Work to do: Extract word for word the lines of the listing from its start to the line holding "return (plot_b - py) / (plot_b - plot_t)", both ends kept; pictures are not part of the copy.
== Data shown
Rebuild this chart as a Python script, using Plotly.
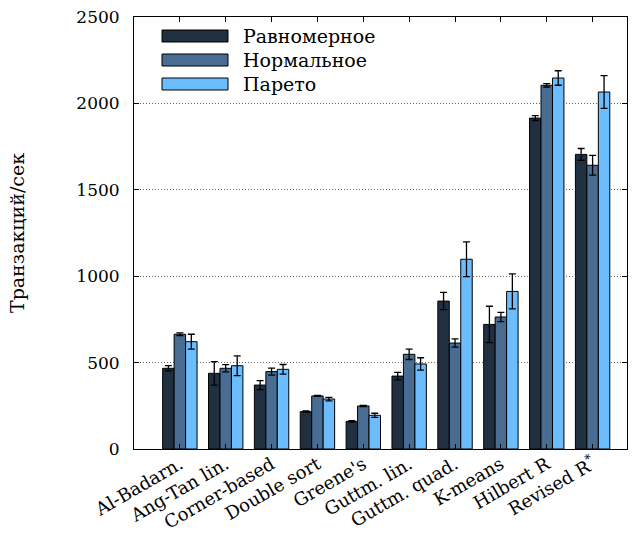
import plotly.graph_objects as go

categories = ["Al-Badarn.", "Ang-Tan lin.", "Corner-based", "Double sort", "Greene's",
              "Guttm. lin.", "Guttm. quad.", "K-means", "Hilbert R", "Revised R<sup>*</sup>"]
series_names = ["Равномерное", "Нормальное", "Парето"]
uniform = [467, 438, 370, 216, 160, 422, 856, 721, 1915, 1705]
uniform_err = [15, 68, 26, 4, 4, 22, 50, 105, 14, 34]
normal = [664, 467, 448, 307, 249, 548, 613, 764, 2105, 1642]
normal_err = [8, 21, 20, 3, 3, 30, 24, 27, 10, 57]
pareto = [621, 482, 461, 289, 195, 492, 1098, 912, 2147, 2066]
pareto_err = [43, 57, 28, 10, 12, 36, 101, 101, 42, 95]
y_ticks = [0, 500, 1000, 1500, 2000, 2500]
y_title = "Транзакций/сек"

colors = ["#203041", "#496c92", "#6cbdfe"]
FONT = "DejaVu Serif"

fig = go.Figure()
xs = list(range(len(categories)))
for name, vals, errs, col in zip(series_names, [uniform, normal, pareto],
                                 [uniform_err, normal_err, pareto_err], colors):
    fig.add_trace(go.Bar(
        x=xs, y=vals, name=name, showlegend=False,
        marker=dict(color=col, line=dict(color="black", width=1)),
        error_y=dict(type="data", array=errs, visible=True,
                     color="black", thickness=1.3, width=3.5),
    ))

# custom legend with wide swatches
plot_l, plot_r, plot_t, plot_b = 134, 627, 17, 449
def px2x(px):
    return (px - plot_l) / (plot_r - plot_l)
def py2y(py):
    return (plot_b - py) / (plot_b - plot_t)

row_centers = [36, 60, 84]
for name, col, yc in zip(series_names, colors, row_centers):
    fig.add_shape(type="rect", xref="paper", yref="paper",
                  x0=px2x(162), x1=px2x(228), y0=py2y(yc + 6), y1=py2y(yc - 6),
                  fillcolor=col, line=dict(color="black", width=1))
    fig.add_annotation(xref="paper", yref="paper", x=px2x(241), y=py2y(yc),
                       text=name, showarrow=False, xanchor="left", yanchor="middle",
                       font=dict(family=FONT, size=19, color="black"))

fig.update_layout(
    width=638, height=533,
    margin=dict(l=134, r=11, t=17, b=84, autoexpand=False),
    paper_bgcolor="white", plot_bgcolor="white",
    barmode="group", bargap=0.25, bargroupgap=0,
    font=dict(family=FONT, size=17, color="black"),
    xaxis=dict(
        range=[-1, 9.75], tickvals=xs, ticktext=categories, tickangle=-30,
        showline=True, linecolor="black", linewidth=1, mirror="ticks",
        ticks="inside", ticklen=5, tickcolor="black", showgrid=False,
        zeroline=False, tickfont=dict(family=FONT, size=18), automargin=False,
        ticklabelstandoff=-3,
    ),
    yaxis=dict(
        range=[0, 2500], tickvals=y_ticks,
        showline=True, linecolor="black", linewidth=1, mirror="ticks",
        ticks="inside", ticklen=5, tickcolor="black",
        showgrid=True, gridcolor="#666666", griddash="1px,2px", gridwidth=1,
        zeroline=False, ticklabelstandoff=10, automargin=False,
        title=dict(text=y_title, standoff=46, font=dict(family=FONT, size=19)),
        tickfont=dict(family=FONT, size=17),
    ),
)

fig.write_html("out.html")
====
Exercise result:
Rebuild this chart as a Python script, using Plotly.
import plotly.graph_objects as go

categories = ["Al-Badarn.", "Ang-Tan lin.", "Corner-based", "Double sort", "Greene's",
              "Guttm. lin.", "Guttm. quad.", "K-means", "Hilbert R", "Revised R<sup>*</sup>"]
series_names = ["Равномерное", "Нормальное", "Парето"]
uniform = [467, 438, 370, 216, 160, 422, 856, 721, 1915, 1705]
uniform_err = [15, 68, 26, 4, 4, 22, 50, 105, 14, 34]
normal = [664, 467, 448, 307, 249, 548, 613, 764, 2105, 1642]
normal_err = [8, 21, 20, 3, 3, 30, 24, 27, 10, 57]
pareto = [621, 482, 461, 289, 195, 492, 1098, 912, 2147, 2066]
pareto_err = [43, 57, 28, 10, 12, 36, 101, 101, 42, 95]
y_ticks = [0, 500, 1000, 1500, 2000, 2500]
y_title = "Транзакций/сек"

colors = ["#203041", "#496c92", "#6cbdfe"]
FONT = "DejaVu Serif"

fig = go.Figure()
xs = list(range(len(categories)))
for name, vals, errs, col in zip(series_names, [uniform, normal, pareto],
                                 [uniform_err, normal_err, pareto_err], colors):
    fig.add_trace(go.Bar(
        x=xs, y=vals, name=name, showlegend=False,
        marker=dict(color=col, line=dict(color="black", width=1)),
        error_y=dict(type="data", array=errs, visible=True,
                     color="black", thickness=1.3, width=3.5),
    ))

# custom legend with wide swatches
plot_l, plot_r, plot_t, plot_b = 134, 627, 17, 449
def px2x(px):
    return (px - plot_l) / (plot_r - plot_l)
def py2y(py):
    return (plot_b - py) / (plot_b - plot_t)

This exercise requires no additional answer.